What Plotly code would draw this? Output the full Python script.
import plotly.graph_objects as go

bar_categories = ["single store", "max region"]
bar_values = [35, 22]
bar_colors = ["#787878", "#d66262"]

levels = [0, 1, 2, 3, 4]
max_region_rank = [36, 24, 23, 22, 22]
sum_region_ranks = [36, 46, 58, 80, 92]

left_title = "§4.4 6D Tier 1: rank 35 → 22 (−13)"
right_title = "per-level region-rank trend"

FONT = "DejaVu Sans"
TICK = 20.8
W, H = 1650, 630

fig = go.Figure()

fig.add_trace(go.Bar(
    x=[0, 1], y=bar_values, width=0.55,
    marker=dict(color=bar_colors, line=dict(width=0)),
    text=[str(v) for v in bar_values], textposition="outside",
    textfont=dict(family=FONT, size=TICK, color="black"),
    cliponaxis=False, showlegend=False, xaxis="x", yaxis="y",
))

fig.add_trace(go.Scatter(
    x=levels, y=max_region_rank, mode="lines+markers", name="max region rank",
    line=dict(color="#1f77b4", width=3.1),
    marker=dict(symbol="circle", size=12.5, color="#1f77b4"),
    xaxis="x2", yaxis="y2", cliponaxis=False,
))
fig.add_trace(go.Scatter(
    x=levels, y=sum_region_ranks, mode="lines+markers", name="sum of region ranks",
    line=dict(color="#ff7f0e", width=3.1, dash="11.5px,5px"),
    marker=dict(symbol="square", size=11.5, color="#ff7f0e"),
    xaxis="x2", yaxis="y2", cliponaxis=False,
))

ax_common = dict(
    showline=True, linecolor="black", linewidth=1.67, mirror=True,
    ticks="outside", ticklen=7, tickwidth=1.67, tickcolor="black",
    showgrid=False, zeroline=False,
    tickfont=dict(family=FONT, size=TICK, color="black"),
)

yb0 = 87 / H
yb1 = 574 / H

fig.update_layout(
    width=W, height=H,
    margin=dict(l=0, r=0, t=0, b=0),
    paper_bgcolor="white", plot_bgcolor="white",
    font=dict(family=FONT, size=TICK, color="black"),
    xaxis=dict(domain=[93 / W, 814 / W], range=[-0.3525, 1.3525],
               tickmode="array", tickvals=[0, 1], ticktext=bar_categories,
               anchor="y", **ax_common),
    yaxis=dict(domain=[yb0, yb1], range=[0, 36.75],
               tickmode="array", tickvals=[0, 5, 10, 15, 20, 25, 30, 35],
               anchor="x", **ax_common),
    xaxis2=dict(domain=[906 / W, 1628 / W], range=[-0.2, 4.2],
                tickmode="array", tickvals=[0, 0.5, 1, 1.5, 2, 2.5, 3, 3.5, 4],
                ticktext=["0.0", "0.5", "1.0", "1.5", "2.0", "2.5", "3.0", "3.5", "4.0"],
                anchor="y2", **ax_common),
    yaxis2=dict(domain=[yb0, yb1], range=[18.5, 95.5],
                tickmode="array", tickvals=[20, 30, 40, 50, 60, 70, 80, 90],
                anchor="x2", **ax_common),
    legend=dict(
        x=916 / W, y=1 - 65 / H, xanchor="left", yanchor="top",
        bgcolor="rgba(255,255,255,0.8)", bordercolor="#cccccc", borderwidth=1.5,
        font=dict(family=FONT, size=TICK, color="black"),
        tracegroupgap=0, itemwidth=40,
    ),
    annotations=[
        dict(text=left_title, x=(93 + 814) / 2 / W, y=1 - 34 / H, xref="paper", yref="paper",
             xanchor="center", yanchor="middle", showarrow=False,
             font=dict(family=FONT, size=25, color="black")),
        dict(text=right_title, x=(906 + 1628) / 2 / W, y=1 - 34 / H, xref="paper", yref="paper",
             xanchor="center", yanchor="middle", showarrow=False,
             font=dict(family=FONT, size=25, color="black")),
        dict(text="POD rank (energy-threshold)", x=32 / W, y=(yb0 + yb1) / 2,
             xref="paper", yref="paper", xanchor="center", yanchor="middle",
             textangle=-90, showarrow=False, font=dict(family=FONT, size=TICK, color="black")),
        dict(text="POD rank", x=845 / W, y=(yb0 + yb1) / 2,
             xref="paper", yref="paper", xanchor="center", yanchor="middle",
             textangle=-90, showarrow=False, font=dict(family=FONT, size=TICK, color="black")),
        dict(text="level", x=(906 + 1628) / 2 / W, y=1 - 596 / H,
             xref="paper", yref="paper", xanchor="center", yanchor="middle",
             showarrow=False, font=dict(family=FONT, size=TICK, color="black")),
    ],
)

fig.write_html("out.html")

········

Extract, word for word, each line of the listing above.

What Plotly code would draw this? Output the full Python script.
import plotly.graph_objects as go

bar_categories = ["single store", "max region"]
bar_values = [35, 22]
bar_colors = ["#787878", "#d66262"]

levels = [0, 1, 2, 3, 4]
max_region_rank = [36, 24, 23, 22, 22]
sum_region_ranks = [36, 46, 58, 80, 92]

left_title = "§4.4 6D Tier 1: rank 35 → 22 (−13)"
right_title = "per-level region-rank trend"

FONT = "DejaVu Sans"
TICK = 20.8
W, H = 1650, 630

fig = go.Figure()

fig.add_trace(go.Bar(
    x=[0, 1], y=bar_values, width=0.55,
    marker=dict(color=bar_colors, line=dict(width=0)),
    text=[str(v) for v in bar_values], textposition="outside",
    textfont=dict(family=FONT, size=TICK, color="black"),
    cliponaxis=False, showlegend=False, xaxis="x", yaxis="y",
))

fig.add_trace(go.Scatter(
    x=levels, y=max_region_rank, mode="lines+markers", name="max region rank",
    line=dict(color="#1f77b4", width=3.1),
    marker=dict(symbol="circle", size=12.5, color="#1f77b4"),
    xaxis="x2", yaxis="y2", cliponaxis=False,
))
fig.add_trace(go.Scatter(
    x=levels, y=sum_region_ranks, mode="lines+markers", name="sum of region ranks",
    line=dict(color="#ff7f0e", width=3.1, dash="11.5px,5px"),
    marker=dict(symbol="square", size=11.5, color="#ff7f0e"),
    xaxis="x2", yaxis="y2", cliponaxis=False,
))

ax_common = dict(
    showline=True, linecolor="black", linewidth=1.67, mirror=True,
    ticks="outside", ticklen=7, tickwidth=1.67, tickcolor="black",
    showgrid=False, zeroline=False,
    tickfont=dict(family=FONT, size=TICK, color="black"),
)

yb0 = 87 / H
yb1 = 574 / H

fig.update_layout(
    width=W, height=H,
    margin=dict(l=0, r=0, t=0, b=0),
    paper_bgcolor="white", plot_bgcolor="white",
    font=dict(family=FONT, size=TICK, color="black"),
    xaxis=dict(domain=[93 / W, 814 / W], range=[-0.3525, 1.3525],
               tickmode="array", tickvals=[0, 1], ticktext=bar_categories,
               anchor="y", **ax_common),
    yaxis=dict(domain=[yb0, yb1], range=[0, 36.75],
               tickmode="array", tickvals=[0, 5, 10, 15, 20, 25, 30, 35],
               anchor="x", **ax_common),
    xaxis2=dict(domain=[906 / W, 1628 / W], range=[-0.2, 4.2],
                tickmode="array", tickvals=[0, 0.5, 1, 1.5, 2, 2.5, 3, 3.5, 4],
                ticktext=["0.0", "0.5", "1.0", "1.5", "2.0", "2.5", "3.0", "3.5", "4.0"],
                anchor="y2", **ax_common),
    yaxis2=dict(domain=[yb0, yb1], range=[18.5, 95.5],
                tickmode="array", tickvals=[20, 30, 40, 50, 60, 70, 80, 90],
                anchor="x2", **ax_common),
    legend=dict(
        x=916 / W, y=1 - 65 / H, xanchor="left", yanchor="top",
        bgcolor="rgba(255,255,255,0.8)", bordercolor="#cccccc", borderwidth=1.5,
        font=dict(family=FONT, size=TICK, color="black"),
        tracegroupgap=0, itemwidth=40,
    ),
    annotations=[
        dict(text=left_title, x=(93 + 814) / 2 / W, y=1 - 34 / H, xref="paper", yref="paper",
             xanchor="center", yanchor="middle", showarrow=False,
             font=dict(family=FONT, size=25, color="black")),
        dict(text=right_title, x=(906 + 1628) / 2 / W, y=1 - 34 / H, xref="paper", yref="paper",
             xanchor="center", yanchor="middle", showarrow=False,
             font=dict(family=FONT, size=25, color="black")),
        dict(text="POD rank (energy-threshold)", x=32 / W, y=(yb0 + yb1) / 2,
             xref="paper", yref="paper", xanchor="center", yanchor="middle",
             textangle=-90, showarrow=False, font=dict(family=FONT, size=TICK, color="black")),
        dict(text="POD rank", x=845 / W, y=(yb0 + yb1) / 2,
             xref="paper", yref="paper", xanchor="center", yanchor="middle",
             textangle=-90, showarrow=False, font=dict(family=FONT, size=TICK, color="black")),
        dict(text="level", x=(906 + 1628) / 2 / W, y=1 - 596 / H,
             xref="paper", yref="paper", xanchor="center", yanchor="middle",
             showarrow=False, font=dict(family=FONT, size=TICK, color="black")),
    ],
)

fig.write_html("out.html")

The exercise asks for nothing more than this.